While homeowners typically turn out to vote at a far higher rate than tenants, Weaver noted, the "owner-renter turnout gap is nearly cut in half when candidates run on renter-friendly platforms." Renters in New York state (NYS)—the focus of the new analysis—are more likely than homeowners to be registered as Democrats or members of the Working Families Party.

Analyzing the results of New York's statewide general election in 2022, Weaver found that NYS tenants "might have been relatively motivated to turn out for candidates who were vocal supporters or co-sponsors of the 2022 state-level Good Cause Eviction bill, which protects renters against rent hikes and evictions."

"In NYS Senate races that did not feature such a candidate, the average turnout rate among likely renters was roughly 29% (after adjusting for race-ethnicity and political party)," Weaver wrote. "In races that included Good Cause proponents, however, average renter turnout was more than five percentage points higher, at 34.1%—a statistically significant difference."

Weaver said in a statement that his analysis underscores that "candidates who campaign on housing affordability and tenant protections have the potential to significantly boost renter turnout, which could be decisive in tightly contested races."

"An organized tenant voting bloc could be the key to jump-starting a statewide housing policy agenda that works for all New Yorkers," said Weaver.

The findings could also have implications for national races as rent remains high across the country, leaving roughly half of U.S. tenants unable to afford their monthly payments as corporate landlords and billionaire investors gobble up rental properties and drive up costs.
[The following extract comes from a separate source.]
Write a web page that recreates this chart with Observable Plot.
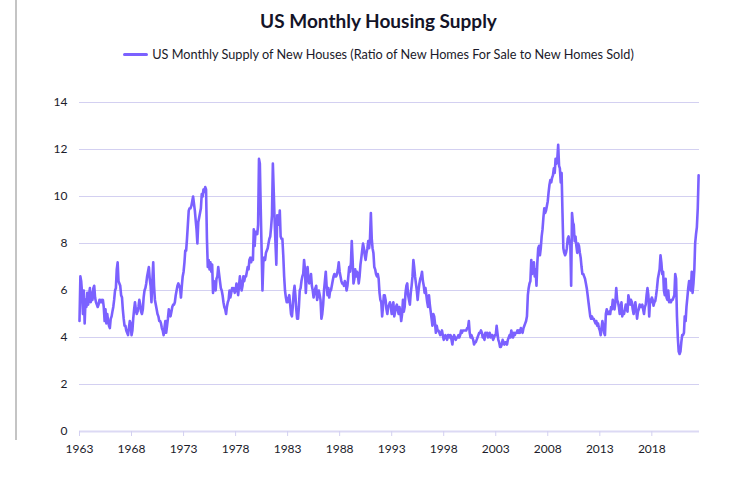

The Federal Reserve is also making the crisis worse by keeping interest rates elevated.

"This brief tells us what we already know: Renters are a powerful voting bloc that will determine the 2024 election," Katie Goldstein, a housing justice organizer at the Center for Popular Democracy (CPD), said of Weaver's analysis. "We can't leave these votes on the table."
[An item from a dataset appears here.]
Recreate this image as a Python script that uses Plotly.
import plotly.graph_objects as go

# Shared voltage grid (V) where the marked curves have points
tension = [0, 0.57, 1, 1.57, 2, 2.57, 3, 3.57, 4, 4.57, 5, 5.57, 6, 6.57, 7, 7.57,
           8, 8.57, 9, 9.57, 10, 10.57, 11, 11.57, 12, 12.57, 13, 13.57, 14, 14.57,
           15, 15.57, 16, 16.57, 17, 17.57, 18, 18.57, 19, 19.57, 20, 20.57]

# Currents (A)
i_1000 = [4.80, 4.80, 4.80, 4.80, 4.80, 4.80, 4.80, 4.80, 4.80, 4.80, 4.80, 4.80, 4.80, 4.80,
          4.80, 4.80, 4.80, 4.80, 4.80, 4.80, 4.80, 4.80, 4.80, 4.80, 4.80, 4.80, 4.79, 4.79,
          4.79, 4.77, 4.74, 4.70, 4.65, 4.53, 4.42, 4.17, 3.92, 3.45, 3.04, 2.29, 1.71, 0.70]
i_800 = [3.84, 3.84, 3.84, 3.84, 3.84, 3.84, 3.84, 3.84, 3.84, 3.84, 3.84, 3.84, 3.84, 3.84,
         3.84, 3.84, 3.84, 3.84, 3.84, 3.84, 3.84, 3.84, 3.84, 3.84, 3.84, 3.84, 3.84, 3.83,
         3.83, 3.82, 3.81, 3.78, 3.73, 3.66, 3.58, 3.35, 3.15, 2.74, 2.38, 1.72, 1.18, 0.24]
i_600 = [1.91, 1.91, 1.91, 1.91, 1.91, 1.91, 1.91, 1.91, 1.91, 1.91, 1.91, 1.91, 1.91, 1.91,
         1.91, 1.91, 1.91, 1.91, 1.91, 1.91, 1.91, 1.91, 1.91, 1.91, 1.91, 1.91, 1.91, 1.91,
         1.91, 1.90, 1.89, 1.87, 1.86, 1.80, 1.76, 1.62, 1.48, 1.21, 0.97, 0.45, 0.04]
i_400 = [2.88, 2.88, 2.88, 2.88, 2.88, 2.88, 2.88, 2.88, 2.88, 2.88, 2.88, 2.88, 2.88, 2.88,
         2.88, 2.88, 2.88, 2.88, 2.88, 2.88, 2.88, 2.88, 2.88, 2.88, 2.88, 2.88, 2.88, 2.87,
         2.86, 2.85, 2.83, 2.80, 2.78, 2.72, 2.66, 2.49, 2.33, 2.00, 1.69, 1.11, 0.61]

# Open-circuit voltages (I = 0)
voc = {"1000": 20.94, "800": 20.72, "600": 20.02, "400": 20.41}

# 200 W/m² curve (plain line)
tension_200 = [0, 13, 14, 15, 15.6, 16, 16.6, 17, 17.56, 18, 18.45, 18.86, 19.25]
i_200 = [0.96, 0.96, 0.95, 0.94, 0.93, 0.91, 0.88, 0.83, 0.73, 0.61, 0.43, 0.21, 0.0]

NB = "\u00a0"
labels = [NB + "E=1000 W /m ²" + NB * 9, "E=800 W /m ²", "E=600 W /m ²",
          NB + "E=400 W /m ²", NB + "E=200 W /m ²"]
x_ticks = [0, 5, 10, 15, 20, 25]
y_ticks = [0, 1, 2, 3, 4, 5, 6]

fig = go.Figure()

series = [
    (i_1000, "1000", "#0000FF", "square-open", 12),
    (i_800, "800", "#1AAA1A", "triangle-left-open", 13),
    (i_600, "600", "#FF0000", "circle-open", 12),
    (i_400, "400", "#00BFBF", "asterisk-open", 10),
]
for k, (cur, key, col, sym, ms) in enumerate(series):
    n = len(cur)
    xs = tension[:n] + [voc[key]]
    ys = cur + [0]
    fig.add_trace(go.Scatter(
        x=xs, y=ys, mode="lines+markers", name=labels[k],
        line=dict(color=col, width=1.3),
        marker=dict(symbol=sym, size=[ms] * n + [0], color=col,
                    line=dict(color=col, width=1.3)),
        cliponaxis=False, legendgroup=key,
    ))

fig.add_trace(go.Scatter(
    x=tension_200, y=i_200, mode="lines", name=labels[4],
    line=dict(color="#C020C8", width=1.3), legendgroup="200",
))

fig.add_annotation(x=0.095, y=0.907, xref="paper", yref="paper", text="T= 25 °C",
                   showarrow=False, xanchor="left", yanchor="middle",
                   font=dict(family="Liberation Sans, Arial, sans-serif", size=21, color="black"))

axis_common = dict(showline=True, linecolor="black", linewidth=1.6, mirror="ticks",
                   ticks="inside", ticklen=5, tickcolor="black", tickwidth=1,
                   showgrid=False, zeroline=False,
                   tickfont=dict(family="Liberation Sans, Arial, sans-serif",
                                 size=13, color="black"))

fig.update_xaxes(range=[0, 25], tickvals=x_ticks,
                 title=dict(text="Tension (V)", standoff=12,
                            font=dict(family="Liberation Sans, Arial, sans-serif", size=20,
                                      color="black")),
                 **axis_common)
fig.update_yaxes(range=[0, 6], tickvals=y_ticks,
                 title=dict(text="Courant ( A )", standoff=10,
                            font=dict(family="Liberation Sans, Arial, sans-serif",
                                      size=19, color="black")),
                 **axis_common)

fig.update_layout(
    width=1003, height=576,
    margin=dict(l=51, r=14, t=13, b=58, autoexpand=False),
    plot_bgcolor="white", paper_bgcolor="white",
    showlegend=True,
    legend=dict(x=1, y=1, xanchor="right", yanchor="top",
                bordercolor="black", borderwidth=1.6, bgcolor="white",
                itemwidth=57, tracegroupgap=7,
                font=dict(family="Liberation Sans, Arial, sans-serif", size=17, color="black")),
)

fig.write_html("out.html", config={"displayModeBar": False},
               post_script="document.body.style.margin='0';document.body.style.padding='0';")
"Tenant champions who run on these issues will be rewarded at the ballot box—and politicians who fail to do so will be voted out of office."

CPD, Right to the City Action, and HIT Strategies released survey data earlier this month showing that 87% of U.S. voters believe the "cost of rent and housing is a major or big problem in their state" and that 70% said they are "more likely to vote for someone who supports rent stabilization policies."

The new research brief and polling data strengthen the case for making housing a top priority for an incumbent president and Democratic lawmakers hoping to defeat their Republican opponents in November.

"Tenant protections aren't just good policies—they're good politics," said Esteban Girón, member of the Tenants PAC Board. "Candidates have the opportunity to win big by committing to keep rents affordable and protect tenants from displacement."

At a gathering in Los Angeles in early April, Sen. Bernie Sanders (I-Vt.) joined Reps. Pramila Jayapal (D-Wash.), Ro Khanna (D-Calif.) and other lawmakers at the national, state, and local levels in imploring Democrats to elevate bold housing policies and tenant protections such as federal rent control to the top of the party's agenda.

"This is the richest country on Earth. We're not a poor country," Sanders said at the event. "Can we build affordable housing that we need? Can we protect? And the answer is of course we can. But it will require a massive grassroots effort to transform our political system to do that."

Politicoreported earlier this year that Biden has privately expressed "increasing concern" that housing costs are putting his reelection hopes in jeopardy.

"The White House is now pushing a range of bulked-up tax credits to incentivize existing homeowners to sell their starter homes, as well as expand rental assistance and extend help for lower-income buyers with their down payments," the outlet noted. "Yet all those ideas require legislation. And while the White House has publicly argued the crisis affects red states just as much as blue states, aides privately acknowledge any movement is a long shot in an election year. Indeed, Republicans have been quick to pan Biden's housing push."

Presumptive Republican nominee Donald Trump, meanwhile, has not released a housing agenda as he vies for another four years in the White House. During his first term as president, Trump repeatedly pursued steep cuts to federal housing programs and assailed affordable housing initiatives.

Brahvan Ranga, political director of For the Many, said Tuesday that it is "critical we elect legislators who will enact policies that expand tenants' rights, create and maintain affordable green social housing, and affirm housing as a guaranteed right."

"The housing crisis is front of mind for tenants as they head to the polls—both in Democratic primaries and general elections. As housing costs continue to rise and working families struggle to stay in their homes, corporate real estate and greedy landlords are raking in record profits," said Ranga. "Tenant champions who run on these issues will be rewarded at the ballot box—and politicians who fail to do so will be voted out of office."